Over the last few years, domestic purchasers have been notable for their relative absence, accounting for just 17% of transactions by volume in 2018. Unlike overseas investors, they have not benefited from a pricing advantage as Sterling has fallen.
Turnover not reflective of underlying demand
Investment turnover was down 15% last year and 8% below the long-term average. However, Q4 certainly made up for it - where we saw the largest Q4 volume traded since 2015 and this included 14 deals over £100m.
Turnover volumes, however, are simply not reflective of the weight of investor demand we saw on the ground, hindered by an acute lack of supply.
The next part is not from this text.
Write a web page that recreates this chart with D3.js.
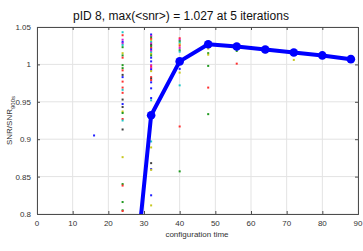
<!DOCTYPE html>
<html>
<head>
<meta charset="utf-8">
<script src="https://cdn.jsdelivr.net/npm/d3@7"></script>
<style>
  body { margin: 0; background: #fff; }
  text { font-family: "Liberation Sans", Arial, sans-serif; }
</style>
</head>
<body>
<svg id="chart" width="363" height="251"></svg>
<script>
// mean snr curve
var lineX = [24, 32, 40, 48, 56, 64, 72, 80, 88]
var lineY = [0.555, 0.932, 1.004, 1.027, 1.024, 1.020, 1.016, 1.012, 1.007]

// individual runs, one list per configuration time
var dotTimes = [16, 24, 32, 40, 48, 56, 64, 72, 80, 88]
var dotVals = [
  [0.905],
  [1.043,1.039,1.033,1.030,1.028,1.026,1.023,1.015,1.012,1.009,0.999,0.995,0.992,0.986,0.983,0.977,0.969,0.966,0.962,0.953,0.947,0.943,0.937,0.935,0.927,0.925,
   0.913,0.876,0.840,0.838,0.816,0.805,0.804],
  [1.040,1.038,1.036,1.034,1.032,1.030,1.028,1.026,1.024,1.022,1.020,1.018,1.016,1.014,1.012,1.009,1.004,0.999,0.997,0.995,0.993,0.991,0.983,0.981,0.979,0.976,0.968,0.955,0.952,0.932,
   0.897,0.889,0.868,0.860,0.859,0.825,0.8115],
  [1.035,1.033,1.031,1.029,1.027,1.025,1.022,1.019,1.017,0.994,0.989,0.972,0.917,0.857],
  [1.030,1.028,1.026,1.023,1.021,1.015,1.013,0.998,0.969,0.9335],
  [1.024,1.021,1.018,1.001],
  [1.019,1.018,1.016],
  [1.016,1.013,1.006],
  [1.012,1.010],
  [1.006]
]
var dotCols = [
  'b',
  'crmbmcgygrggrkbrrcrkbkygrc' + 'kygrggr',
  'bmgrycmkgrbmcygbbmrmbyrkrbbbcb' + 'cykbyby',
  'rmgcyrmgcbycrg',
  'rmbmygygrg',
  'brgr',
  'rgy',
  'ryy',
  'ry',
  'm'
]

var colors = {b:'#2020ff', r:'#ff3030', g:'#209a20', k:'#404040', m:'#d020d0', c:'#20c8c8', y:'#c8c820'}

var xTicks = d3.range(0, 91, 10)
var yTicks = [0.8, 0.85, 0.9, 0.95, 1, 1.05]

var margin = {left: 37, right: 5, top: 27, bottom: 37}
var width = 363, height = 251

var svg = d3.select('#chart')

var x = d3.scaleLinear().domain([0, 90]).range([margin.left, width - margin.right])
var y = d3.scaleLinear().domain([0.8, 1.05]).range([height - margin.bottom, margin.top])

// grid
svg.append('g').selectAll('line').data(xTicks).enter().append('line')
  .attr('x1', d => x(d)).attr('x2', d => x(d))
  .attr('y1', y(0.8)).attr('y2', y(1.05))
  .attr('stroke', '#e3e3e3').attr('stroke-width', 1)
svg.append('g').selectAll('line').data(yTicks).enter().append('line')
  .attr('x1', x(0)).attr('x2', x(90))
  .attr('y1', d => y(d)).attr('y2', d => y(d))
  .attr('stroke', '#e3e3e3').attr('stroke-width', 1)

svg.append('defs').append('clipPath').attr('id', 'clip')
  .append('rect').attr('x', x(0)).attr('y', y(1.05))
  .attr('width', x(90) - x(0)).attr('height', y(0.8) - y(1.05))

var plot = svg.append('g').attr('clip-path', 'url(#clip)')

// dots
var dots = []
dotTimes.forEach((t, i) => {
  dotVals[i].forEach((v, j) => {
    dots.push({t: t, v: v, c: dotCols[i][j]})
  })
})
plot.selectAll('rect.dot').data(dots).enter().append('rect')
  .attr('class', 'dot')
  .attr('x', d => x(d.t) - 1)
  .attr('y', d => y(d.v) - 1)
  .attr('width', 2).attr('height', 2)
  .attr('fill', d => colors[d.c] || '#888')

var pts = lineX.map((d, i) => [d, lineY[i]])
plot.append('path').datum(pts)
  .attr('d', d3.line().x(d => x(d[0])).y(d => y(d[1])))
  .attr('fill', 'none').attr('stroke', '#0000ff').attr('stroke-width', 4)
  .attr('stroke-linejoin', 'round')
plot.selectAll('circle').data(pts).enter().append('circle')
  .attr('cx', d => x(d[0])).attr('cy', d => y(d[1]))
  .attr('r', 4.3).attr('fill', '#0000ff')

// axes box
var axisColor = '#4d4d4d'
svg.append('g').attr('transform', 'translate(0,' + y(1.05) + ')')
  .call(d3.axisTop(x).tickValues(xTicks).tickSize(-3).tickFormat(''))
svg.append('g').attr('transform', 'translate(' + x(90) + ',0)')
  .call(d3.axisRight(y).tickValues(yTicks).tickSize(-3).tickFormat(''))
svg.append('g').attr('transform', 'translate(' + x(0) + ',0)')
  .call(d3.axisLeft(y).tickValues(yTicks).tickSize(-3).tickPadding(6).tickFormat(d => String(d)))
svg.append('g').attr('class', 'xaxis').attr('transform', 'translate(0,' + y(0.8) + ')')
  .call(d3.axisBottom(x).tickValues(xTicks).tickSize(-3).tickFormat(''))

svg.selectAll('.domain').attr('stroke', axisColor)
svg.selectAll('.tick line').attr('stroke', axisColor)
svg.selectAll('.tick text').attr('fill', '#333').style('font-size', '8px')
  .style('font-family', '"Liberation Sans", Arial, sans-serif')

// x tick labels
svg.append('g').selectAll('text').data(xTicks).enter().append('text')
  .attr('x', d => x(d)).attr('y', y(0.8) + 12)
  .attr('text-anchor', 'middle').style('font-size', '8px').attr('fill', '#333')
  .text(d => d)

svg.append('text').attr('x', 197).attr('y', 237).attr('text-anchor', 'middle')
  .style('font-size', '8px').attr('fill', '#333')
  .text('configuration time')

svg.append('text').attr('x', 181).attr('y', 20).attr('text-anchor', 'middle')
  .style('font-size', '12px').attr('fill', '#111')
  .text('pID 8, max(<snr>) = 1.027 at 5 iterations')

var yl = svg.append('text').attr('transform', 'translate(12,' + y(0.925) + ') rotate(-90)')
  .attr('text-anchor', 'middle').style('font-size', '8px').attr('fill', '#333')
yl.append('tspan').text('SNR/SNR')
yl.append('tspan').attr('dy', 3).style('font-size', '6px').text('900s')
</script>
</body>
</html>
And 2020 looks set to be a bumper year, with our Global Capital Tracker suggesting some £48.4bn is waiting in the wings around the world for deployment into London’s office market.
"Our view is that the combination of a macro reweighting towards real estate generally, combined with this current mix of London-specific advantages, will foster a rebound in demand for London assets"
2020 - a bumper year awaits
2020 looks set to be a bumper year, with our Global Capital Tracker suggesting some £48.4bn is waiting in the wings around the world for deployment into London’s office market
The overseas core buyer did return in strength towards the end of the year, resulting in a flurry of income deals, hardening pricing and a very busy run up to year-end.
For overseas buyers, the lack of a strong Sterling bounce has further anchored pricing at attractive levels, albeit some currency volatility can be expected this year as the UK works to carve out a new trading relationship with the EU.
Our view is that the combination of a macro reweighting towards real estate generally, combined with this current mix of London-specific advantages, will foster a rebound in demand for London assets. The implications for pricing are clear: renewed downward pressure on yields, which could alleviate the current shortage of available investment opportunities.
Political stasis ends
Looking ahead, London’s position as one of the world’s most liquid and transparent real estate markets will remain alluring for global and domestic investors alike. We expect to see a marked increase in overseas investment activity in 2020, as political uncertainties are put to rest with the UK finally Brexiting on January 31st after three years of political stasis.
We feel this, combined with the recent UK General Election result, will be instrumental in unlocking pent up demand as many investors have been waiting for greater political clarity before committing to London.